Keeper? Yes. Extremely exciting.

DAY 253: The bush: as dry as a dead dingo’s donger

11 May

THE Screen Worlds exhibition at Melbourne’s ACMI is free, and tells the ‘story of film, television & digital culture’. A bit.

It was the Australiana I found most interesting.

The Bush: Through harsh, bleeding colour and the unforgiving calls of kookaburras and crows, filmmakers have long loved making the endless Australian bush seem claustrophobic – and sinister. Always sinister. Classic including Picnic at Hanging Rock, The Proposition and Wolf Creek are profiled here. Wake In Fright should definitely have been in there, in all its sunstroked, hungover hellishness, but I won’t quibble.

The Australian Accent: A video installation with clips from satirists like The Chaser and Chris Lilley, plus clips from The Castle, The Adventures of Barry McKenzie, and various ocker types from sketch shows of yore.

The Mad Max Interceptor: Yep! It’s there! Complete with fingerprints from people who’ve leaned over the barricade to cop a feel.

Tracey Moffatt: The macabre, Brisbane-born artist’s various installations included a clip (above left) of an Aboriginal woman caring for her dying white mother – with barely constrained violence.

Keeper? Been now.

DAY 252: Having my first feijoa

10 May

THAT was easy.

Keeper: Nom nom NOM!

DAY 251: Being more welcoming

9 May

I DIDN’T realise how much I stereotype people till I moved to Australia. Not being able to place someone’s class or region by their accent, and add that ingredient to the great pudding of presumption, throws me.

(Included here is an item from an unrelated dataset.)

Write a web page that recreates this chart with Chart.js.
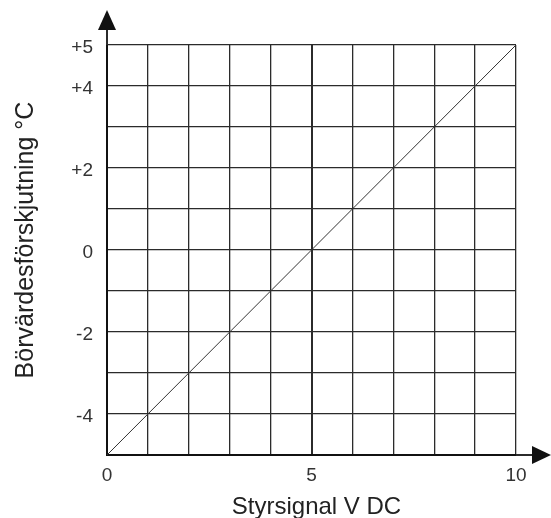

From an early age in England I could distinguish between lower middle, middle middle and upper middle (and whether you were putting it on), which home county you were from, what your dad did for a living and how you held your fork, just from your voice.

Over here I can sometimes tell if you’re from Adelaide and that’s it.

‘Welcome’ by Lynette Wallworth is a video installation at Melbourne’s Immigration Museum, depicting life-size groups of people of varying nationalities and walks of life (including Oxfam workers and Pies supporters), alternately looking welcoming and threatening.

Without an audience I find myself laughing and grinning like a loon at all the clips of people cracking up and embracing. I’m not taking the hostile ones personally, so I’m not that bothered (although it is disturbing when the women scoop up their children and glare at you), but it’s interesting seeing a gang of Asian teenagers, say, go from ne’er-do-wells to goofy geeks in my perception in a matter of seconds.

Keeper? Yes. I’m going to smile warmly at everyone tomorrow and see if they smile back. They better, or they’ll see what a face-like-a-smacked-arse looks like.